4) Peanut Butter Burgers in Nova Scotia. Yeah, it's another entry from Canada - the hat of America, why? Because they're chock full of hidden gems, having produced such luminaries such Ryan Gosling, and such inventions as 'the egg carton' and 'instant replay.' In another clutch move, some visionary (undoubtedly freezing his ass off in the winter) decided to slather a thick layer of peanut butter on a bun before sandwiching in bacon, cheese, and beef, masterfully constructing what has become a Nova Scotian favorite, the peanut butter bacon cheeseburger.
5) Pho Hoa in Boston. Have you ever ordered so much food from a takeout place that they put multiple sets of utensils in the bag? Yeah, the feels when: your meal for one gets interpreted as a family feast for four. Well, there's this restaurant in Boston called Pho Hoa. They do a Vietnamese 7 course beef meal. I'm not sure if it's for a family or not, but when they pushed together two tables to accommodate all the accoutrements of the meal, I had one of those 'what the fuck did I just do moments.' As they brought out plate after plate of various preparations of beef - yes there were indeed 7 - I went from feeling like 'this is an incredible deal' to 'uhm, should I be ashamed of myself' to 'yeah, so this was one of the greatest things ever.' Like I said, you'll feel a swelling feeling of shame, but if you hold on for the entirety of the roller coaster experience, that will gradually fade into a crescendo of euphoria. Or food coma, I can't really think after I've shoved half a cow into my mouth. Choice wording.

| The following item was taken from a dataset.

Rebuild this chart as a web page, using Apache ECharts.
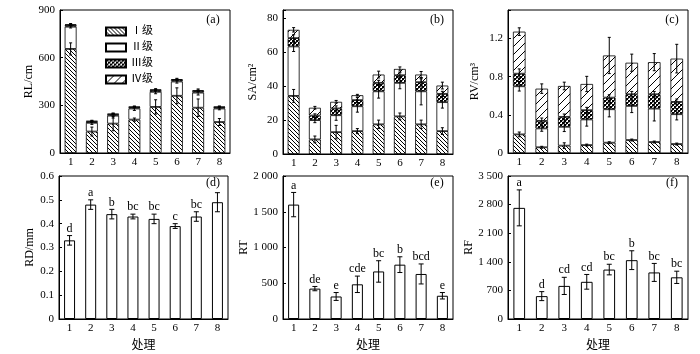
<!DOCTYPE html>
<html><head><meta charset="utf-8">
<script src="https://cdn.jsdelivr.net/npm/echarts@6/dist/echarts.min.js"></script>
<style>html,body{margin:0;background:#fff}#c{width:700px;height:354px}</style>
</head><body><div id="c"></div>
<script>
const categories = ['1','2','3','4','5','6','7','8'];
const levelNames = ['Ⅰ级','Ⅱ级','Ⅲ级','Ⅳ级'];

// (a) RL/cm stacked by root class
const rlI   = [655, 135, 185, 210, 290, 360, 285, 195];
const rlII  = [140, 55, 50, 70, 95, 90, 95, 85];
const rlIII = [10, 8, 8, 8, 10, 10, 10, 8];
const rlIV  = [5, 4, 4, 4, 5, 5, 5, 4];
const rlErrI   = [38, 28, 45, 10, 45, 50, 55, 22];
const rlErrII  = [8, 10, 15, 12, 12, 10, 15, 8];
const rlErrIII = [5, 4, 4, 4, 5, 5, 5, 4];
const rlErrIV  = [5, 4, 4, 4, 5, 5, 8, 4];

// (b) SA/cm2
const saI   = [34.3, 8.6, 12.9, 13.5, 17.5, 22.2, 17.5, 13.5];
const saII  = [29.2, 11.4, 10.0, 14.7, 19.5, 19.8, 19.5, 17.1];
const saIII = [4.9, 2.7, 4.0, 3.6, 5.0, 4.5, 5.4, 4.9];
const saIV  = [4.9, 4.6, 3.9, 2.9, 4.9, 3.7, 4.5, 4.9];
const saErrI   = [3.8, 2, 4, 1.5, 2.5, 2, 2.5, 2];
const saErrII  = [3, 1.5, 3, 3.5, 4, 3.5, 8, 3.5];
const saErrIII = [2, 1, 1.5, 1.5, 1.5, 1.5, 2, 1.5];
const saErrIV  = [1.3, 0.8, 0.8, 0.5, 2, 1.2, 1.8, 2];

// (c) RV/cm3
const rvI   = [0.195, 0.06, 0.077, 0.083, 0.108, 0.136, 0.115, 0.094];
const rvII  = [0.505, 0.198, 0.198, 0.269, 0.351, 0.358, 0.351, 0.313];
const rvIII = [0.132, 0.079, 0.104, 0.097, 0.122, 0.122, 0.15, 0.129];
const rvIV  = [0.441, 0.338, 0.324, 0.275, 0.442, 0.331, 0.337, 0.454];
const rvErrI   = [0.025, 0.01, 0.03, 0.01, 0.01, 0.01, 0.01, 0.01];
const rvErrII  = [0.05, 0.03, 0.05, 0.07, 0.08, 0.07, 0.13, 0.06];
const rvErrIII = [0.05, 0.03, 0.03, 0.03, 0.03, 0.03, 0.03, 0.03];
const rvErrIV  = [0.04, 0.05, 0.04, 0.08, 0.19, 0.09, 0.09, 0.15];

// (d) RD/mm
const rd = [0.33, 0.48, 0.44, 0.43, 0.42, 0.39, 0.43, 0.49];
const rdErr = [0.02, 0.02, 0.02, 0.01, 0.02, 0.01, 0.02, 0.04];
const rdLetters = ['d', 'a', 'b', 'bc', 'bc', 'c', 'bc', ''];
// (e) RT
const rt = [1600, 425, 315, 485, 665, 760, 630, 325];
const rtErr = [170, 30, 55, 115, 150, 110, 140, 45];
const rtLetters = ['a', 'de', 'e', 'cde', 'bc', 'b', 'bcd', 'e'];
// (f) RF
const rf = [2720, 560, 810, 910, 1210, 1440, 1140, 1020];
const rfErr = [440, 110, 210, 180, 130, 230, 220, 150];
const rfLetters = ['a', 'd', 'cd', 'cd', 'bc', 'b', 'bc', 'bc'];

const panelLabels = ['(a)', '(b)', '(c)', '(d)', '(e)', '(f)'];
const yNames = ['RL/cm', 'SA/cm²', 'RV/cm³', 'RD/mm', 'RT', 'RF'];
const xName = '处理';

const FONT = "'Liberation Serif', 'Noto Sans CJK SC', serif";

function makePattern(kind) {
  if (kind === 1) return '#fff';
  const c = document.createElement('canvas');
  const s = kind === 3 ? 8 : 4;
  c.width = c.height = s;
  const ctx = c.getContext('2d');
  ctx.fillStyle = '#fff';
  ctx.fillRect(0, 0, s, s);
  ctx.strokeStyle = '#000';
  ctx.lineWidth = 1;
  if (kind === 0) {
    ctx.beginPath();
    ctx.moveTo(-1, -1); ctx.lineTo(s + 1, s + 1);
    ctx.moveTo(-1, s - 1); ctx.lineTo(1, s + 1);
    ctx.moveTo(s - 1, -1); ctx.lineTo(s + 1, 1);
    ctx.stroke();
  } else if (kind === 2) {
    ctx.fillStyle = '#000';
    ctx.fillRect(0, 0, 2, 2);
    ctx.fillRect(2, 2, 2, 2);
    ctx.fillStyle = '#555';
    ctx.fillRect(2, 0, 1, 1);
    ctx.fillRect(0, 2, 1, 1);
  } else if (kind === 3) {
    ctx.beginPath();
    ctx.moveTo(-1, s + 1); ctx.lineTo(s + 1, -1);
    ctx.moveTo(-1, 1); ctx.lineTo(1, -1);
    ctx.moveTo(s - 1, s + 1); ctx.lineTo(s + 1, s - 1);
    ctx.stroke();
  }
  return { image: c, repeat: 'repeat' };
}
const patterns = [0, 1, 2, 3].map(makePattern);

const grids = [
  { left: 60, top: 10, width: 170, height: 143 },
  { left: 283, top: 10, width: 170, height: 144 },
  { left: 508, top: 10, width: 180, height: 143 },
  { left: 59, top: 176, width: 169, height: 143 },
  { left: 283, top: 176, width: 170, height: 143 },
  { left: 508, top: 176, width: 180, height: 143 }
];

const thousands = v => (v >= 1000 ? String(v).replace(/\B(?=(\d{3})+(?!\d))/g, ' ') : String(v));
const yAxisSpecs = [
  { max: 900, interval: 300, fmt: v => String(v), gap: 25 },
  { max: 85, interval: 20, fmt: v => (v % 20 === 0 ? String(v) : ''), gap: 24 },
  { max: 1.5, interval: 0.4, fmt: v => (Math.abs(v / 0.4 - Math.round(v / 0.4)) < 1e-6 ? (v === 0 ? '0' : v.toFixed(1)) : ''), gap: 27 },
  { max: 0.6, interval: 0.1, fmt: v => (v === 0 ? '0' : v.toFixed(1)), gap: 23 },
  { max: 2000, interval: 500, fmt: thousands, gap: 33 },
  { max: 3500, interval: 700, fmt: thousands, gap: 31 }
];

const xAxes = grids.map((g, i) => ({
  type: 'category', gridIndex: i, data: categories,
  axisLine: { lineStyle: { color: '#000', width: 1 } },
  axisTick: { show: false },
  axisLabel: { color: '#000', fontFamily: FONT, fontSize: 11, margin: 4 },
  name: i >= 3 ? xName : '', nameLocation: 'middle', nameGap: 21,
  nameTextStyle: { color: '#000', fontFamily: FONT, fontSize: 12 }
}));
const yAxes = yAxisSpecs.map((s, i) => ({
  type: 'value', gridIndex: i, min: 0, max: s.max, interval: s.interval,
  axisLine: { show: true, lineStyle: { color: '#000', width: 1 } },
  axisTick: { show: true, inside: true, length: 3, lineStyle: { color: '#000' } },
  splitLine: { show: false },
  axisLabel: { color: '#000', fontFamily: FONT, fontSize: 11, margin: 5, formatter: s.fmt },
  name: yNames[i], nameLocation: 'middle', nameGap: s.gap, nameRotate: 90,
  nameTextStyle: { color: '#000', fontFamily: FONT, fontSize: 12 }
}));

function errRender(capHalf) {
  return function (params, api) {
    const x = api.value(0), y = api.value(1), e = api.value(2);
    const lab = api.value(3);
    const top = api.coord([x, y + e]);
    const bot = api.coord([x, y - e]);
    const style = { stroke: '#000', lineWidth: 1 };
    const children = [
      { type: 'line', shape: { x1: top[0], y1: top[1], x2: bot[0], y2: bot[1] }, style },
      { type: 'line', shape: { x1: top[0] - capHalf, y1: top[1], x2: top[0] + capHalf, y2: top[1] }, style },
      { type: 'line', shape: { x1: bot[0] - capHalf, y1: bot[1], x2: bot[0] + capHalf, y2: bot[1] }, style }
    ];
    if (lab) {
      children.push({ type: 'text', x: top[0], y: top[1] - 1,
        style: { text: lab, font: "12px 'Liberation Serif'", fill: '#000', align: 'center', verticalAlign: 'bottom' } });
    }
    return { type: 'group', children };
  };
}

const series = [];
const stacks = [
  { levels: [rlI, rlII, rlIII, rlIV], errs: [rlErrI, rlErrII, rlErrIII, rlErrIV] },
  { levels: [saI, saII, saIII, saIV], errs: [saErrI, saErrII, saErrIII, saErrIV] },
  { levels: [rvI, rvII, rvIII, rvIV], errs: [rvErrI, rvErrII, rvErrIII, rvErrIV] }
];
stacks.forEach((st, gi) => {
  st.levels.forEach((arr, k) => {
    series.push({
      type: 'bar', name: levelNames[k], xAxisIndex: gi, yAxisIndex: gi, stack: 'st' + gi,
      data: arr, barWidth: '56%',
      itemStyle: { color: patterns[k], borderColor: '#000', borderWidth: 0.8 },
      emphasis: { disabled: true }
    });
  });
  const cum = categories.map(() => 0);
  st.levels.forEach((arr, k) => {
    const d = arr.map((v, i) => { cum[i] += v; return [i, cum[i], st.errs[k][i], '']; });
    series.push({ type: 'custom', xAxisIndex: gi, yAxisIndex: gi, data: d, renderItem: errRender(1.5), z: 5, silent: true });
  });
});
const singles = [
  { vals: rd, errs: rdErr, letters: rdLetters },
  { vals: rt, errs: rtErr, letters: rtLetters },
  { vals: rf, errs: rfErr, letters: rfLetters }
];
singles.forEach((s, j) => {
  const gi = j + 3;
  series.push({
    type: 'bar', xAxisIndex: gi, yAxisIndex: gi, data: s.vals, barWidth: '52%',
    itemStyle: { color: '#fff', borderColor: '#000', borderWidth: 1 }, emphasis: { disabled: true }
  });
  series.push({
    type: 'custom', xAxisIndex: gi, yAxisIndex: gi, z: 5, silent: true,
    data: s.vals.map((v, i) => [i, v, s.errs[i], s.letters[i]]),
    renderItem: errRender(2.5)
  });
});

const labelPos = [[213, 20], [437, 20], [672, 20], [213, 183], [437, 183], [672, 183]];
const graphics = panelLabels.map((t, i) => ({
  type: 'text', x: labelPos[i][0], y: labelPos[i][1],
  style: { text: t, font: "12px 'Liberation Serif'", fill: '#000', align: 'center', verticalAlign: 'middle' }
}));

const chart = echarts.init(document.getElementById('c'), null, { renderer: 'canvas' });
chart.setOption({
  animation: false,
  backgroundColor: '#fff',
  grid: grids.map(g => Object.assign({ show: true, borderColor: '#000', borderWidth: 1, backgroundColor: 'transparent' }, g)),
  xAxis: xAxes,
  yAxis: yAxes,
  legend: {
    data: levelNames, orient: 'vertical', left: 100, top: 21, itemWidth: 20, itemHeight: 8, itemGap: 5,
    icon: 'rect', selectedMode: false,
    textStyle: { color: '#000', fontFamily: FONT, fontSize: 11 }
  },
  graphic: graphics,
  series
});
</script>
</body></html>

6) Korean barbecue in LA - more specifically this place called 'Oo Kook.' That means cow country, that's how you know that shit is tight *drops mic*.

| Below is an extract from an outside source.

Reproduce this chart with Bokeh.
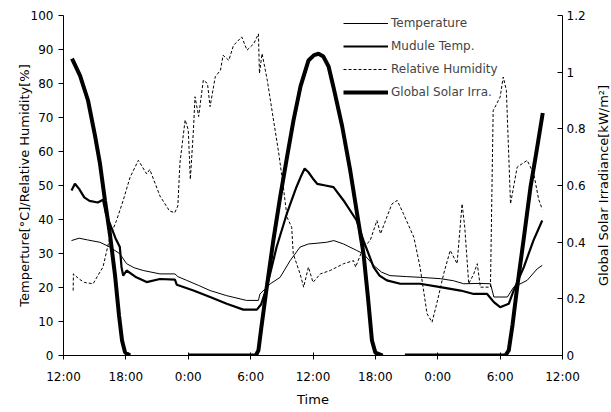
from bokeh.plotting import figure
from bokeh.layouts import row
from bokeh.models import Range1d, LinearAxis, FixedTicker, Legend, LegendItem
from bokeh.embed import file_html
from bokeh.resources import INLINE

nan = float("nan")

# time axis: hours after 12:00 of day 1
tick_hours = [0, 6, 12, 18, 24, 30, 36, 42, 48]
tick_labels = ["12:00", "18:00", "0:00", "6:00", "12:00", "18:00", "0:00", "6:00", "12:00"]
left_ticks = [0, 10, 20, 30, 40, 50, 60, 70, 80, 90, 100]
right_ticks = [0, 0.2, 0.4, 0.6, 0.8, 1.0, 1.2]
right_labels = ["0", "0.2", "0.4", "0.6", "0.8", "1", "1.2"]

temp_t = [0.77, 1.5, 2.3, 3.5, 4.46, 5.42, 6.07, 6.8, 7.67, 9.28, 10.72, 11.0, 11.85, 13.0,
          14.1, 15.7, 17.6, 18.75, 18.9, 19.9, 20.84, 21.8, 22.76, 23.56, 24.3, 25.3, 26.0,
          26.94, 28.2, 28.86, 29.83, 30.6, 31.4, 33.0, 34.3, 36.25, 37.5, 38.5, 40.0, 41.07,
          41.4, 42.7, 43.3, 44.6, 45.57, 46.05]
temp_v = [33.8, 34.5, 34.0, 33.3, 31.9, 29.9, 27.0, 25.8, 25.0, 24.0, 24.0, 23.2, 22.1, 20.6,
          19.1, 17.6, 16.2, 16.2, 18.1, 21.1, 23.0, 27.9, 31.9, 32.8, 33.0, 33.3, 33.8,
          32.8, 30.9, 29.9, 26.5, 24.5, 23.5, 23.2, 23.0, 22.6, 22.0, 21.1, 21.2, 21.1,
          17.2, 17.2, 20.1, 22.1, 25.5, 26.5]

mod_t = [0.77, 1.1, 1.5, 2.0, 2.5, 3.3, 3.8, 4.1, 4.46, 5.0, 5.42, 5.58, 5.74, 6.07, 7.0, 8.0,
         9.28, 10.72, 10.9, 12.5, 14.1, 15.7, 17.3, 18.6, 19.0, 19.56, 20.5, 21.48, 22.4, 22.8,
         23.2, 23.56, 24.0, 24.4, 25.2, 25.97, 26.94, 28.2, 28.86, 29.83, 30.4, 31.1, 32.4,
         34.3, 36.25, 38.2, 39.46, 40.75, 41.4, 42.0, 42.83, 43.3, 44.28, 45.2, 46.05]
mod_v = [48.5, 50.5, 49.0, 46.5, 45.5, 45.0, 45.8, 41.5, 38.8, 34.5, 31.9, 26.0, 23.5, 25.0,
         23.0, 21.6, 22.5, 22.3, 20.8, 19.1, 17.2, 15.2, 13.5, 13.5, 15.0, 20.1, 31.9, 41.7,
         49.5, 52.4, 55.0, 53.9, 52.0, 50.5, 50.0, 49.5, 45.6, 39.7, 33.8, 26.0, 23.5, 22.1,
         21.1, 21.1, 20.1, 19.1, 18.1, 18.1, 15.7, 14.2, 15.2, 19.1, 26.0, 33.8, 39.7]

rh_t = [0.93, 0.95, 1.5, 2.0, 2.85, 3.3, 3.8, 4.46, 5.1, 5.74, 6.4, 7.2, 8.0, 8.3, 9.28, 10.2,
        10.7, 11.0, 11.2, 11.7, 12.0, 12.2, 12.5, 12.65, 13.0, 13.45, 13.85, 14.1, 14.6, 15.1,
        15.35, 15.9, 16.35, 17.15, 17.65, 18.3, 18.75, 18.85, 19.1, 19.6, 20.05, 20.7, 21.15,
        21.5, 21.95, 22.1, 22.76, 23.1, 23.56, 24.0, 24.7, 25.65, 26.94, 27.9, 28.1, 28.86,
        29.5, 30.15, 30.5, 31.1, 31.6, 32.1, 32.7, 33.7, 34.3, 34.97, 35.45, 35.9, 36.57,
        37.2, 37.86, 38.34, 38.6, 38.98, 39.46, 39.8, 40.1, 41.07, 41.33, 42.0, 42.3, 42.6,
        43.0, 43.64, 44.6, 45.24, 45.7, 46.05]
rh_v = [19.1, 24.0, 22.5, 21.5, 21.1, 23.5, 26.0, 34.8, 39.7, 45.6, 52.4, 57.4, 53.4, 54.7,
        46.9, 42.5, 42.0, 44.0, 56.6, 69.3, 66.4, 51.8, 66.4, 76.1, 70.3, 81.0, 80.0, 73.2,
        82.0, 83.9, 88.3, 86.8, 91.2, 93.7, 89.8, 91.7, 94.6, 83.0, 88.8, 81.0, 72.2, 59.6,
        49.5, 40.7, 37.7, 29.9, 24.0, 20.1, 26.0, 21.5, 24.0, 25.0, 27.0, 27.9, 26.0, 31.9,
        33.8, 39.7, 35.8, 40.7, 44.6, 45.6, 41.7, 34.8, 26.0, 12.3, 9.8, 15.2, 24.0, 30.9,
        27.0, 44.6, 37.7, 21.1, 24.0, 27.0, 20.1, 20.1, 72.0, 76.0, 81.9, 78.0, 44.6, 55.4,
        57.4, 53.4, 46.0, 43.0]

irr_t = [0.82, 1.59, 2.36, 3.03, 3.51, 3.99, 4.48, 4.96, 5.34, 5.63, 5.92, 6.4, 6.5,
         12.0, 18.0, 18.5, 18.75, 19.0, 19.55, 20.2, 20.84, 21.5, 22.12, 22.8, 23.56, 24.1,
         24.53, 25.0, 25.5, 25.97, 26.8, 27.58, 28.2, 28.86, 29.3, 29.67, 30.0, 30.7, 30.8,
         32.84, 42.5, 42.83, 43.2, 43.64, 44.3, 44.92, 45.5, 46.1]
irr_v = [1.048, 0.988, 0.900, 0.776, 0.677, 0.547, 0.424, 0.282, 0.141, 0.053, 0.011, 0.0, nan,
         0.0, 0.0, 0.0, 0.018, 0.09, 0.241, 0.41, 0.559, 0.70, 0.829, 0.95, 1.041, 1.06,
         1.065, 1.055, 1.02, 0.947, 0.81, 0.653, 0.51, 0.359, 0.2, 0.053, 0.01, 0.0, nan,
         0.0, 0.0, 0.018, 0.11, 0.241, 0.42, 0.594, 0.72, 0.856]

FONT = "DejaVu Sans"
FS = "12px"
TFS = "13px"
H = 410

p = figure(width=592, height=H, output_backend="svg", toolbar_location=None,
           x_range=Range1d(0, 48), y_range=Range1d(0, 100),
           min_border_left=63, min_border_right=30, min_border_top=15, min_border_bottom=55,
           x_axis_label="Time", y_axis_label="Temperture[°C]/Relative Humidity[%]")
p.extra_y_ranges = {"irr": Range1d(0, 1.2)}
p.outline_line_color = None
p.xgrid.visible = False
p.ygrid.visible = False
p.background_fill_color = "white"
p.border_fill_color = "white"

r_temp = p.line(temp_t, temp_v, line_color="black", line_width=1)
r_mod = p.line(mod_t, mod_v, line_color="black", line_width=2.2)
r_rh = p.line(rh_t, rh_v, line_color="black", line_width=1, line_dash="3 2")
r_irr = p.line(irr_t, irr_v, line_color="black", line_width=4, y_range_name="irr")

xa = p.xaxis[0]
xa.ticker = FixedTicker(ticks=tick_hours)
xa.major_label_overrides = {t: l for t, l in zip(tick_hours, tick_labels)}
xa.major_tick_in = 3
xa.major_tick_out = 4
xa.major_label_standoff = 10
xa.axis_label_standoff = 5

ya = p.yaxis[0]
ya.ticker = FixedTicker(ticks=left_ticks)
ya.major_tick_in = 0
ya.major_tick_out = 5
ya.axis_label_standoff = -4

ra = LinearAxis(y_range_name="irr")
ra.ticker = FixedTicker(ticks=right_ticks)
ra.major_label_overrides = {t: l for t, l in zip(right_ticks, right_labels)}
ra.major_tick_in = 5
ra.major_tick_out = 0
ra.major_label_standoff = 4
p.add_layout(ra, "right")

for ax in [xa, ya, ra]:
    ax.minor_tick_line_color = None
    ax.axis_line_color = "black"
    ax.major_tick_line_color = "black"
    ax.major_label_text_font = FONT
    ax.major_label_text_font_size = FS
    ax.major_label_text_color = "black"
    ax.axis_label_text_font = FONT
    ax.axis_label_text_font_size = TFS
    ax.axis_label_text_font_style = "normal"
    ax.axis_label_text_color = "black"

legend = Legend(items=[
    LegendItem(label="Temperature", renderers=[r_temp]),
    LegendItem(label="Mudule Temp.", renderers=[r_mod]),
    LegendItem(label="Relative Humidity", renderers=[r_rh]),
    LegendItem(label="Global Solar Irra.", renderers=[r_irr]),
], location=(280, 255))
legend.padding = 0
legend.margin = 0
legend.spacing = 7
legend.glyph_width = 45
legend.glyph_height = 16
legend.label_height = 16
legend.label_standoff = 3
legend.label_text_font = FONT
legend.label_text_font_size = FS
legend.border_line_color = None
legend.background_fill_alpha = 0
p.add_layout(legend)

# narrow companion panel that carries the right-hand axis title (reads bottom-to-top)
p2 = figure(width=19, height=H, output_backend="svg", toolbar_location=None,
            x_range=Range1d(0, 1), y_range=Range1d(0, 1), x_axis_location=None,
            min_border_left=0, min_border_right=0, min_border_top=15, min_border_bottom=55,
            y_axis_label="Global Solar Irradiance[kW/m²]")
p2.outline_line_color = None
p2.xgrid.visible = False
p2.ygrid.visible = False
p2.border_fill_color = "white"
ta = p2.yaxis[0]
ta.ticker = FixedTicker(ticks=[])
ta.axis_line_color = None
ta.major_tick_line_color = None
ta.minor_tick_line_color = None
ta.major_label_text_font_size = "0px"
ta.major_label_standoff = 0
ta.major_tick_in = 0
ta.major_tick_out = 0
ta.axis_label_standoff = 0
ta.axis_label_text_font = FONT
ta.axis_label_text_font_size = TFS
ta.axis_label_text_font_style = "normal"
ta.axis_label_text_color = "black"

layout = row(p, p2, spacing=0)
open("out.html", "w").write(file_html(layout, INLINE))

7) North Dumpling in Chinatown. Once upon a time, I loved this other place called Prosperity Dumpling. Then they started getting noticed, people would start adding them too food crawls, their popularity skyrocketed. Along with their new found popularity came an unexpected price increase (and sassiness from the main guy at the counter). Without going into too much detail, the fact that they were now 5 for $1.25 meant that I would get to eat 200 less dumplings per year prorated at my normal rate of consumption. Along with the assclown hipster clientele / deterioration in service came random batches of dumplings that weren't made do order (no doubt pre-made to cope with the increase in volume). In comes North Dumpling, a place I had forgotten about as they lie in the Far East... uh, side of Chinatown. While they have a $2 for 10 minimum, and the trek is ever so slightly longer, you'll be rewarded with a superior dumpling experience - freshly fried dough pockets of meat, with a pork filling just a hint sweeter than you normally encounter. Also, no hipsters for the time being.
Anyway, I'll write... uh, more... this year. I guess that's an easy promise to keep, since I didn't really write at all last year. Setting low goals since 1988, go me.